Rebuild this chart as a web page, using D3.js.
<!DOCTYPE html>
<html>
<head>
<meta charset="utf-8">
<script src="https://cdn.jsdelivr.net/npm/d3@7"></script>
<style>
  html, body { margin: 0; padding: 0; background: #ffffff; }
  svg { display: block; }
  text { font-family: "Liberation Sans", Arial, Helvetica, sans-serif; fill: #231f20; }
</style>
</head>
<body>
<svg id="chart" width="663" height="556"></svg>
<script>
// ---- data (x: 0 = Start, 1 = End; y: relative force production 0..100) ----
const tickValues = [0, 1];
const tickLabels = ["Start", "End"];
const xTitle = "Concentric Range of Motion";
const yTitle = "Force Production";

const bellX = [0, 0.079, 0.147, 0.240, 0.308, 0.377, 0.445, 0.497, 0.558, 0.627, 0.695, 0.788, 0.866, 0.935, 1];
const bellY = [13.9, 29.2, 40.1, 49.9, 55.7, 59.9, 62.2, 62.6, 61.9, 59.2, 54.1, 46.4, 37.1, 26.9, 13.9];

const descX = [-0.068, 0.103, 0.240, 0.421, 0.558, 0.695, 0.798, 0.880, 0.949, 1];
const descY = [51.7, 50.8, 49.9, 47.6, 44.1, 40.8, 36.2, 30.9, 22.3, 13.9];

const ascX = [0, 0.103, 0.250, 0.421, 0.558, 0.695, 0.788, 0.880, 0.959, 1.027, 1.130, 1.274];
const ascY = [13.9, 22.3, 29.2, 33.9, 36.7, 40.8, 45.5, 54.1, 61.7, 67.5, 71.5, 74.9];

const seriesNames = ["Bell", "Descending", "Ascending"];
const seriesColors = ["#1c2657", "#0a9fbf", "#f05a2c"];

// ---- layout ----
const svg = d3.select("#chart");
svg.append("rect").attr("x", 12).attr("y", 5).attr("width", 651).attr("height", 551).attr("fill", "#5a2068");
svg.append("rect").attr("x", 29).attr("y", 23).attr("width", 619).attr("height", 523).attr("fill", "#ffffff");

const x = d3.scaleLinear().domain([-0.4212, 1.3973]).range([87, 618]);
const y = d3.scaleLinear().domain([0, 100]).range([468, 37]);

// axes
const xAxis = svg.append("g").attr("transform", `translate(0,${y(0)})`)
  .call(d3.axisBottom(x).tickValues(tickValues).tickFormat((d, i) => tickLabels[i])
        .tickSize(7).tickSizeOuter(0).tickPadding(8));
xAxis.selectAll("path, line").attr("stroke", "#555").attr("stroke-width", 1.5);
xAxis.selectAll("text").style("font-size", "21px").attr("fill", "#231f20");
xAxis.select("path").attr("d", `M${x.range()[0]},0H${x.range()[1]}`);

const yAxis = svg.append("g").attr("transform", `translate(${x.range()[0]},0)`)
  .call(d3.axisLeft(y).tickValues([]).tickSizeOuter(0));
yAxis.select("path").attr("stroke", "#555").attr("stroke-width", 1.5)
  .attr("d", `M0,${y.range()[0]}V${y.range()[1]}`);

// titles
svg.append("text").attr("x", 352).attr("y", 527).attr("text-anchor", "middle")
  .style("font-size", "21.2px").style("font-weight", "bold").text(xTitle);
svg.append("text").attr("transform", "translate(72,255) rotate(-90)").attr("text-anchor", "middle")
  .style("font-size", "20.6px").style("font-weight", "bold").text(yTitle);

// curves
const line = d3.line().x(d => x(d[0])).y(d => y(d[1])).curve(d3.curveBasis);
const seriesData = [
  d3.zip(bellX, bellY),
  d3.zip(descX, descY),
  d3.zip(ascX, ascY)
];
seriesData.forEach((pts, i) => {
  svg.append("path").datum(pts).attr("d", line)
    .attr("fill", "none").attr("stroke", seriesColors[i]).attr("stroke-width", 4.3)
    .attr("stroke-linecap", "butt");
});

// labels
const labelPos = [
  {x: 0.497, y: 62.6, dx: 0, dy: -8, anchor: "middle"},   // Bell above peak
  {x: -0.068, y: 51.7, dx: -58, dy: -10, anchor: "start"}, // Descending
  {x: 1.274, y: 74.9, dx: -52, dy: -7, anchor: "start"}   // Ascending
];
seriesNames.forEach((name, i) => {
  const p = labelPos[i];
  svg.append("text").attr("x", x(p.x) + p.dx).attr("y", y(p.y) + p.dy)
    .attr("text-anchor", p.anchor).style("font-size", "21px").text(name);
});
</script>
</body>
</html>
++++++++++++++++++++
## Directions for this task
Recopy the whole listing exactly.

## Solved problem
Rebuild this chart as a web page, using D3.js.
<!DOCTYPE html>
<html>
<head>
<meta charset="utf-8">
<script src="https://cdn.jsdelivr.net/npm/d3@7"></script>
<style>
  html, body { margin: 0; padding: 0; background: #ffffff; }
  svg { display: block; }
  text { font-family: "Liberation Sans", Arial, Helvetica, sans-serif; fill: #231f20; }
</style>
</head>
<body>
<svg id="chart" width="663" height="556"></svg>
<script>
// ---- data (x: 0 = Start, 1 = End; y: relative force production 0..100) ----
const tickValues = [0, 1];
const tickLabels = ["Start", "End"];
const xTitle = "Concentric Range of Motion";
const yTitle = "Force Production";

const bellX = [0, 0.079, 0.147, 0.240, 0.308, 0.377, 0.445, 0.497, 0.558, 0.627, 0.695, 0.788, 0.866, 0.935, 1];
const bellY = [13.9, 29.2, 40.1, 49.9, 55.7, 59.9, 62.2, 62.6, 61.9, 59.2, 54.1, 46.4, 37.1, 26.9, 13.9];

const descX = [-0.068, 0.103, 0.240, 0.421, 0.558, 0.695, 0.798, 0.880, 0.949, 1];
const descY = [51.7, 50.8, 49.9, 47.6, 44.1, 40.8, 36.2, 30.9, 22.3, 13.9];

const ascX = [0, 0.103, 0.250, 0.421, 0.558, 0.695, 0.788, 0.880, 0.959, 1.027, 1.130, 1.274];
const ascY = [13.9, 22.3, 29.2, 33.9, 36.7, 40.8, 45.5, 54.1, 61.7, 67.5, 71.5, 74.9];

const seriesNames = ["Bell", "Descending", "Ascending"];
const seriesColors = ["#1c2657", "#0a9fbf", "#f05a2c"];

// ---- layout ----
const svg = d3.select("#chart");
svg.append("rect").attr("x", 12).attr("y", 5).attr("width", 651).attr("height", 551).attr("fill", "#5a2068");
svg.append("rect").attr("x", 29).attr("y", 23).attr("width", 619).attr("height", 523).attr("fill", "#ffffff");

const x = d3.scaleLinear().domain([-0.4212, 1.3973]).range([87, 618]);
const y = d3.scaleLinear().domain([0, 100]).range([468, 37]);

// axes
const xAxis = svg.append("g").attr("transform", `translate(0,${y(0)})`)
  .call(d3.axisBottom(x).tickValues(tickValues).tickFormat((d, i) => tickLabels[i])
        .tickSize(7).tickSizeOuter(0).tickPadding(8));
xAxis.selectAll("path, line").attr("stroke", "#555").attr("stroke-width", 1.5);
xAxis.selectAll("text").style("font-size", "21px").attr("fill", "#231f20");
xAxis.select("path").attr("d", `M${x.range()[0]},0H${x.range()[1]}`);

const yAxis = svg.append("g").attr("transform", `translate(${x.range()[0]},0)`)
  .call(d3.axisLeft(y).tickValues([]).tickSizeOuter(0));
yAxis.select("path").attr("stroke", "#555").attr("stroke-width", 1.5)
  .attr("d", `M0,${y.range()[0]}V${y.range()[1]}`);

// titles
svg.append("text").attr("x", 352).attr("y", 527).attr("text-anchor", "middle")
  .style("font-size", "21.2px").style("font-weight", "bold").text(xTitle);
svg.append("text").attr("transform", "translate(72,255) rotate(-90)").attr("text-anchor", "middle")
  .style("font-size", "20.6px").style("font-weight", "bold").text(yTitle);

// curves
const line = d3.line().x(d => x(d[0])).y(d => y(d[1])).curve(d3.curveBasis);
const seriesData = [
  d3.zip(bellX, bellY),
  d3.zip(descX, descY),
  d3.zip(ascX, ascY)
];
seriesData.forEach((pts, i) => {
  svg.append("path").datum(pts).attr("d", line)
    .attr("fill", "none").attr("stroke", seriesColors[i]).attr("stroke-width", 4.3)
    .attr("stroke-linecap", "butt");
});

// labels
const labelPos = [
  {x: 0.497, y: 62.6, dx: 0, dy: -8, anchor: "middle"},   // Bell above peak
  {x: -0.068, y: 51.7, dx: -58, dy: -10, anchor: "start"}, // Descending
  {x: 1.274, y: 74.9, dx: -52, dy: -7, anchor: "start"}   // Ascending
];
seriesNames.forEach((name, i) => {
  const p = labelPos[i];
  svg.append("text").attr("x", x(p.x) + p.dx).attr("y", y(p.y) + p.dy)
    .attr("text-anchor", p.anchor).style("font-size", "21px").text(name);
});
</script>
</body>
</html>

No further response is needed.